Really? What test case do you have that shows this? My tests have always shown that there is a queue depth of 16 async calls on compute 1.0 hardware. This increases to 24 on compute 1.1 hardware.

I tried implementing a streamed version of my application (with 2 streams) and ran on 1.0 hardware without any benefit.

The same application on 1.1 hardware (8600 M GT) gave about 1.8x speedup over non-streamed.

I then concluded that calls to async functions on 1.0 hardware were in effect being serialized. I was working on CUDA 2.0, and just tested on CUDA 1.1 Toolkit, with no avail.

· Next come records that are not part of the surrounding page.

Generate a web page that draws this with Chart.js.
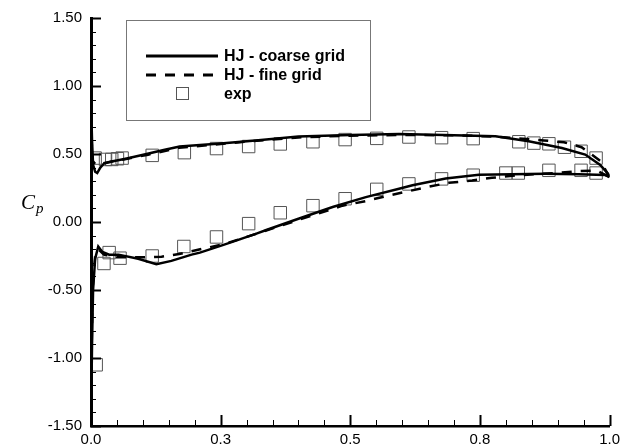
<!DOCTYPE html>
<html>
<head>
<meta charset="utf-8">
<script src="https://cdn.jsdelivr.net/npm/chart.js@4/dist/chart.umd.min.js"></script>
<style>
  body { margin: 0; background: #fff; }
  canvas { display: block; }
</style>
</head>
<body>
<canvas id="cp" width="625" height="446"></canvas>
<script>
// series names (legend)
const seriesNames = ['HJ - coarse grid', 'HJ - fine grid', 'exp'];

// HJ coarse grid, upper and lower branch, leading edge -> trailing edge
const coarseUpperX  = [0.0, 0.002, 0.004, 0.008, 0.012, 0.018, 0.025, 0.04, 0.069, 0.107, 0.14, 0.171, 0.21, 0.25, 0.312, 0.40, 0.50, 0.594, 0.68, 0.78, 0.844, 0.908, 0.953, 0.982, 0.998, 1.0];
const coarseUpperCp = [0.88, 0.60, 0.42, 0.37, 0.36, 0.40, 0.43, 0.445, 0.467, 0.50, 0.53, 0.555, 0.566, 0.578, 0.598, 0.628, 0.64, 0.647, 0.64, 0.63, 0.593, 0.544, 0.496, 0.42, 0.35, 0.33];
const coarseLowerX  = [0.0005, 0.001, 0.002, 0.004, 0.008, 0.014, 0.022, 0.035, 0.053, 0.091, 0.126, 0.155, 0.194, 0.21, 0.254, 0.274, 0.319, 0.338, 0.40, 0.466, 0.53, 0.594, 0.62, 0.684, 0.748, 0.812, 0.876, 0.94, 0.992, 1.0];
const coarseLowerCp = [-0.40, -1.25, -0.90, -0.50, -0.27, -0.18, -0.22, -0.24, -0.24, -0.27, -0.31, -0.286, -0.24, -0.225, -0.17, -0.144, -0.085, -0.059, 0.024, 0.11, 0.183, 0.244, 0.27, 0.32, 0.348, 0.352, 0.354, 0.352, 0.345, 0.33];

// HJ fine grid
const fineUpperX  = [0.0, 0.003, 0.01, 0.02, 0.04, 0.07, 0.11, 0.17, 0.24, 0.31, 0.40, 0.50, 0.60, 0.70, 0.78, 0.84, 0.873, 0.912, 0.946, 0.982, 1.0];
const fineUpperCp = [0.70, 0.45, 0.42, 0.43, 0.445, 0.465, 0.495, 0.545, 0.57, 0.595, 0.622, 0.635, 0.64, 0.638, 0.628, 0.61, 0.60, 0.586, 0.55, 0.45, 0.33];
const fineLowerX  = [0.001, 0.003, 0.008, 0.014, 0.025, 0.05, 0.10, 0.136, 0.17, 0.216, 0.254, 0.30, 0.40, 0.485, 0.53, 0.569, 0.613, 0.652, 0.69, 0.735, 0.773, 0.825, 0.895, 0.94, 0.975, 1.0];
const fineLowerCp = [-1.0, -0.5, -0.25, -0.20, -0.24, -0.26, -0.26, -0.255, -0.235, -0.196, -0.165, -0.11, 0.015, 0.12, 0.154, 0.19, 0.227, 0.26, 0.288, 0.305, 0.325, 0.344, 0.36, 0.374, 0.379, 0.33];

// experiment
const expUpperX  = [0.008, 0.028, 0.04, 0.051, 0.06, 0.118, 0.18, 0.242, 0.304, 0.365, 0.428, 0.49, 0.551, 0.613, 0.676, 0.737, 0.825, 0.854, 0.883, 0.913, 0.945, 0.974];
const expUpperCp = [0.47, 0.46, 0.46, 0.465, 0.47, 0.49, 0.51, 0.54, 0.555, 0.574, 0.59, 0.606, 0.615, 0.625, 0.62, 0.613, 0.59, 0.58, 0.575, 0.55, 0.52, 0.47];
const expLowerX  = [0.01, 0.025, 0.035, 0.056, 0.118, 0.179, 0.242, 0.304, 0.365, 0.428, 0.49, 0.551, 0.613, 0.676, 0.737, 0.80, 0.824, 0.883, 0.945, 0.974];
const expLowerCp = [-1.05, -0.305, -0.225, -0.266, -0.25, -0.18, -0.11, -0.012, 0.068, 0.12, 0.171, 0.24, 0.28, 0.317, 0.344, 0.36, 0.36, 0.38, 0.38, 0.36];

// axis ticks
const xTicks = [0, 0.25, 0.5, 0.75, 1];
const xTickLabels = ['0.0', '0.3', '0.5', '0.8', '1.0'];
const yTicks = [-1.5, -1, -0.5, 0, 0.5, 1, 1.5];
const yTickLabels = ['-1.50', '-1.00', '-0.50', '0.00', '0.50', '1.00', '1.50'];

const pts = (xs, ys) => xs.map((x, i) => ({ x, y: ys[i] }));

// closed loop: upper TE -> LE, then lower LE -> TE
const loop = (ux, uy, lx, ly) => pts(ux, uy).reverse().concat(pts(lx, ly));

const DASH = [10, 9];

// inward ticks, minor ticks, y title and the boxed legend
const decor = {
    id: 'decor',
    afterDraw(chart) {
        const ctx = chart.ctx;
        const xs = chart.scales.x, ys = chart.scales.y;
        const { left, bottom } = chart.chartArea;
        ctx.save();
        ctx.strokeStyle = '#000';
        // x ticks
        for (let i = 0; i <= 20; i++) {
            const v = i * 0.05;
            const px = Math.round(xs.getPixelForValue(v)) + 0.5;
            const major = i % 5 === 0;
            ctx.lineWidth = major ? 2 : 1;
            ctx.beginPath();
            ctx.moveTo(px, bottom);
            ctx.lineTo(px, bottom - (major ? 11 : 6));
            ctx.stroke();
        }
        // y ticks
        for (let i = 0; i <= 30; i++) {
            const v = -1.5 + i * 0.1;
            const py = Math.round(ys.getPixelForValue(v)) + 0.5;
            const major = i % 5 === 0;
            ctx.lineWidth = major ? 2 : 1;
            ctx.beginPath();
            ctx.moveTo(left, py);
            ctx.lineTo(left + (major ? 10 : 5), py);
            ctx.stroke();
        }
        // y title C_p
        ctx.fillStyle = '#000';
        ctx.textBaseline = 'alphabetic';
        ctx.textAlign = 'left';
        ctx.font = 'italic 21px "Liberation Serif", "DejaVu Serif", serif';
        ctx.fillText('C', 21, 209);
        ctx.font = 'italic 15px "Liberation Serif", "DejaVu Serif", serif';
        ctx.fillText('p', 36, 213);

        // legend box
        ctx.fillStyle = '#fff';
        ctx.fillRect(126, 20, 244, 100);
        ctx.strokeStyle = '#777';
        ctx.lineWidth = 1;
        ctx.strokeRect(126.5, 20.5, 244, 100);

        const rows = [56, 75, 94];
        const ds = chart.data.datasets;
        ctx.strokeStyle = '#000';
        ctx.lineWidth = 3;
        ctx.beginPath();
        ctx.moveTo(146, rows[0]);
        ctx.lineTo(218, rows[0]);
        ctx.stroke();
        ctx.setLineDash(DASH);
        ctx.beginPath();
        ctx.moveTo(146, rows[1]);
        ctx.lineTo(220, rows[1]);
        ctx.stroke();
        ctx.setLineDash([]);
        ctx.strokeStyle = '#555';
        ctx.lineWidth = 1;
        ctx.strokeRect(176.5, rows[2] - 6.5, 12, 12);

        ctx.fillStyle = '#000';
        ctx.font = 'bold 16px "Liberation Sans", Arial, sans-serif';
        ctx.textBaseline = 'middle';
        ds.forEach((d, i) => ctx.fillText(d.label, 224, rows[i] + 1));
        ctx.restore();
    }
};

new Chart(document.getElementById('cp'), {
    type: 'scatter',
    data: {
        datasets: [{
            label: seriesNames[0],
            data: loop(coarseUpperX, coarseUpperCp, coarseLowerX, coarseLowerCp),
            showLine: true,
            borderColor: '#000',
            borderWidth: 2.5,
            pointRadius: 0,
            tension: 0
        }, {
            label: seriesNames[1],
            data: loop(fineUpperX, fineUpperCp, fineLowerX, fineLowerCp),
            showLine: true,
            borderColor: '#000',
            borderWidth: 2.5,
            borderDash: DASH,
            pointRadius: 0,
            tension: 0
        }, {
            label: seriesNames[2],
            data: pts(expUpperX, expUpperCp).concat(pts(expLowerX, expLowerCp)),
            showLine: false,
            pointStyle: 'rect',
            pointRadius: 8.8,
            pointBorderWidth: 1,
            pointBorderColor: '#555',
            pointBackgroundColor: 'rgba(0,0,0,0)'
        }]
    },
    options: {
        responsive: false,
        animation: false,
        devicePixelRatio: 1,
        layout: { padding: { top: 16, right: 14, left: 0, bottom: 0 } },
        plugins: { legend: { display: false }, tooltip: { enabled: false } },
        scales: {
            x: {
                type: 'linear',
                min: 0,
                max: 1,
                afterBuildTicks: s => { s.ticks = xTicks.map(v => ({ value: v })); },
                afterFit: s => { s.height = 20; },
                ticks: {
                    autoSkip: false,
                    maxRotation: 0,
                    padding: 5,
                    color: '#000',
                    font: { family: '"Liberation Sans", Arial, sans-serif', size: 15 },
                    callback: (v, i) => xTickLabels[i]
                },
                grid: { display: false, drawTicks: false },
                border: { display: true, color: '#000', width: 2.5 }
            },
            y: {
                type: 'linear',
                min: -1.5,
                max: 1.5,
                afterBuildTicks: s => { s.ticks = yTicks.map(v => ({ value: v })); },
                afterFit: s => { s.width = 91; },
                ticks: {
                    autoSkip: false,
                    padding: 9,
                    color: '#000',
                    font: { family: '"Liberation Sans", Arial, sans-serif', size: 15 },
                    callback: (v, i) => yTickLabels[i]
                },
                grid: { display: false, drawTicks: false },
                border: { display: true, color: '#000', width: 3 }
            }
        }
    },
    plugins: [decor]
});
</script>
</body>
</html>
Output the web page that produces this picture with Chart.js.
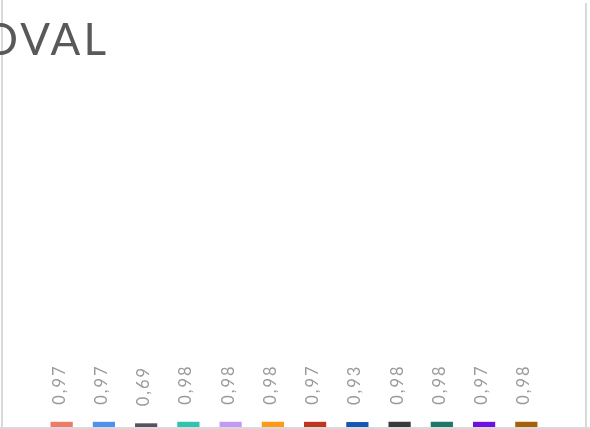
<!DOCTYPE html>
<html>
<head>
<meta charset="utf-8">
<script src="https://cdn.jsdelivr.net/npm/chart.js@4.4.1/dist/chart.umd.min.js"></script>
<style>
  html, body { margin: 0; padding: 0; background: #fff; }
  #wrap { width: 590px; height: 429px; }
</style>
</head>
<body>
<div id="wrap"><canvas id="chart" width="590" height="429"></canvas></div>
<script>
const chartTitle = 'APPROVAL';
const categories = [''];
const seriesNames = ['Série 1', 'Série 2', 'Série 3', 'Série 4', 'Série 5', 'Série 6',
                     'Série 7', 'Série 8', 'Série 9', 'Série 10', 'Série 11', 'Série 12'];
const seriesValues = [0.97, 0.97, 0.69, 0.98, 0.98, 0.98, 0.97, 0.93, 0.98, 0.98, 0.97, 0.98];
const seriesColors = ['#f07a65', '#5090ee', '#5a5060', '#30c4b0', '#c29af5', '#ff9a18',
                      '#be3520', '#1656b2', '#3a383c', '#1e7868', '#7010e0', '#a86008'];

// light grey frame around the plot
const framePlugin = {
    id: 'frame',
    beforeDraw(chart) {
        const { ctx, chartArea, width } = chart;
        ctx.save();
        ctx.fillStyle = '#d9d9d9';
        ctx.fillRect(chartArea.left - 1, 0, 2, chartArea.bottom + 2);
        ctx.fillRect(chartArea.right - 1, 3, 2, chartArea.bottom - 1);
        ctx.fillRect(0, chartArea.bottom, width, 2);
        ctx.restore();
    }
};

// rotated value labels above each bar + title cut at the left
const labelPlugin = {
    id: 'valueLabels',
    afterDatasetsDraw(chart) {
        const ctx = chart.ctx;
        ctx.save();
        ctx.fillStyle = '#9a9a9a';
        ctx.font = '400 16.5px Lato';
        ctx.letterSpacing = '2px';
        ctx.textAlign = 'left';
        ctx.textBaseline = 'alphabetic';
        chart.data.datasets.forEach((ds, i) => {
            const bar = chart.getDatasetMeta(i).data[0];
            const text = ds.data[0].toFixed(2).replace('.', ',');
            ctx.save();
            ctx.translate(bar.x + 3, bar.y - 17);
            ctx.rotate(-Math.PI / 2);
            ctx.fillText(text, 0, 0);
            ctx.restore();
        });
        ctx.fillStyle = '#595959';
        ctx.font = '400 44px Lato';
        ctx.letterSpacing = '3px';
        ctx.textAlign = 'right';
        ctx.fillText(chartTitle, 109, 54.5);
        ctx.restore();
    }
};

new Chart(document.getElementById('chart'), {
    type: 'bar',
    data: {
        labels: categories,
        datasets: seriesNames.map((name, i) => ({
            label: name,
            data: [seriesValues[i]],
            backgroundColor: seriesColors[i],
            categoryPercentage: 0.868,
            barPercentage: 0.526,
        })),
    },
    options: {
        responsive: false,
        animation: false,
        devicePixelRatio: 1,
        layout: { padding: { left: 2, right: 4, top: 0, bottom: 2 } },
        plugins: { legend: { display: false }, tooltip: { enabled: false }, title: { display: false } },
        scales: {
            x: { display: false },
            y: { display: false, min: 0, max: 80 },
        },
    },
    plugins: [framePlugin, labelPlugin],
});
</script>
</body>
</html>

Let me know if there is anyway I may be able to squeeze some more speed off the memcpys? PCI-E is supposed to have decent bidirectional bandwidth, which is why I was wondering if we can overlap the data send and data receive to/from GPU…

Oh, I think I was confused about what you meant by async. In both compute 1.0 and 1.1 hardware: all kernel calls are asynchronous, meaning that they return immediately after the call (if you don’t overfill the queue, that is). So you can do CPU and GPU computation overlap no matter what hardware you have.

You seem to be referring to the concurrent async memcpy/kernel execution in 2 streams which is a different beast and of course only allows speedups on compute 1.1 hardware. Async memcpy calls on 1.0 hardware are serialized. Sorry for the confusion.

I think I remember it being posted by NVIDIA somewhere that there is a hardware limitation in the GPU that prevents concurrent read/write over PCI-e.

Edit: How much one-way bandwidth are you getting? PCI-e gen 1 parts with pinned memory top of at 2.5 - 3.5 GiB/s depending on the MB. PCI-e gen 2 parts range from 4 GiB/s (780i chipset) to ~5 GiB/s (P38).